At Guantánamo, few officials spoke to R.E. about the loss of her child: “It was like a dog died and it just didn’t matter to them,” she testified. Her son’s funeral program now sits in a university archive, bearing the child’s name, the location of Guantánamo Naval Base, and a scripture in Creole.

As Haitian migrants arrived at Guantánamo, military personnel housed them in shoddy tent cities, ill-suited for months of detention. When storms swept across the island, the metal poles of the tents collapsed and the camps flooded with water. Through the wire gates of Camp Nine, Haitian children could see military officials building wood cabins for Cuban migrants — yet another indication that the two groups would not be treated equally under US law.

One of the most consistent elements of children’s narratives from the camp was their unsparing descriptions of violence. Resistance and protest were met with punishment. Children reported being sent to a makeshift children’s jail for days if they got into fights, and being physically hit and pinned down by military personnel. Aid workers described the children in the jail as “put in pajamas and drugged.” Sexual violence was all too common. Suicide attempts occurred with a frequency that stunned relief workers. In legal affidavits, migrant children described the fraying mental state of themselves and their siblings: “She would cry uncontrollably.” “She does not behave like the sister I know.” “I try to be strong, but at times, I’m ready to break.”

The US argued that keeping unaccompanied youth at Guantánamo was necessary as they searched for family members; critics argued the military was making little effort to locate American relatives, instead trying to repatriate children to Haiti at whatever cost. After Precilio Jeannot’s 18th birthday, officials swiftly returned him to Port-au-Prince with $15, a pack of saltine crackers, and an orange drink. In other cases, relief workers at Guantánamo speculated that officials were changing birthdays on children’s case files, aging them up to expel them from custody more quickly.

The history of Guantánamo reflects the racism at the heart of US immigration and refugee policy, a system that has treated Black migrants with tremendous suspicion and has subjected them to rampant immigration law enforcement abuse. Though Black migrants make up just 6% of all people in ICE custody, they constitute about 28% of all abuse-related reports and 24% of migrants in solitary confinement, according to a 2022 report from Freedom for Immigrants, a nonprofit working to end migrant incarceration. “We don’t believe the little Cuban children are given so much misery,” Camp Nine residents wrote in a 1995 petition. “It is that we are Black? Haven’t they heard our voices, are we kids also?”

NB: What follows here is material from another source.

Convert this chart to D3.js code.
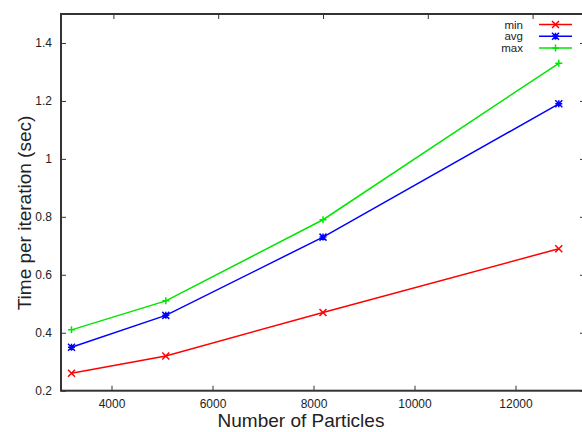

In the past, as well as in the present, incarcerating migrants at Guantánamo has been catastrophic. It has led to shocking abuse (some of it malicious; some of it through utter incompetence), it has forced the military to operate refugee camps with minimal training for the task, and it has caused unspeakable suffering “with little to no transparency or accountability,” in the words of a recent International Refugee Assistance Project report. Even if the current administration claims Guantánamo will only be used for adults, or only for people with a criminal record, history shows that this is unlikely to restrain them for long. Guantánamo’s power comes in its flexibility — it can be easily, quietly repurposed for whatever “problem” the US wants to make disappear. This includes migrant children and families.